After a trip to chocolate bar, you’ll never look at a Snickers again.

Upon entering Alison Nelson’s chocolate bar, it takes the discipline of a monk to pass by the Kahlua-and-cream bonbons or decline a peppermint mocha. But ultimately chocolate bar is the destination for — you guessed it — chocolate bars. Happily, it doesn’t disappoint.

With flavors like milk sesame and white chocolate infused with lime, the big blocks of Brown Label chocolate ($6.25) are for true gourmands. Me, I went straight to the two lines that are more kid-in-a-candy-store-fun.

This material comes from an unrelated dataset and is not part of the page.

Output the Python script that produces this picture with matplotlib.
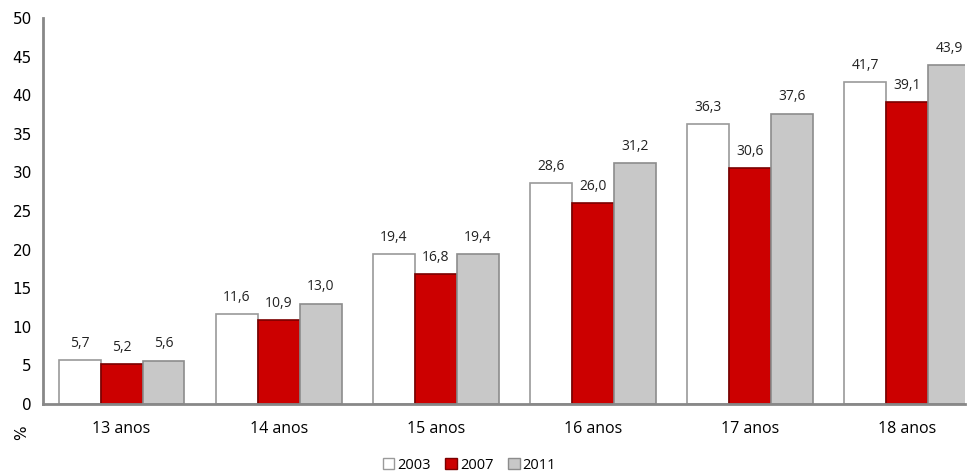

Retro Bars ($3) boast such nostalgic ingredients as raspberry jam and caramel apple, but are made with today’s high-quality cocoa. Of the six flavors, the Salty Pretzel is the most popular with its nearly perfect sweet-salty balance and delicately crunchy texture. But for my money, the scene-stealer is the Peanut Butter Caramel, which tastes like a Tagalong Girl Scout cookie — very nostalgic, indeed.

To counter the guilt of chomping into a 2.25-ounce chocolate bar, try an Artist Bar ($4). The ten flavors come in wrappers designed by cool pop artists, such as Gary Baseman and David Horvath, with a portion of the proceeds going to the Third Street Music School Settlement in the East Village. The Milk Chocolate with Hazelnuts is enveloped in a portrait of a red Cyclops in mid-bite, and is all the invitation I need to tear in myself.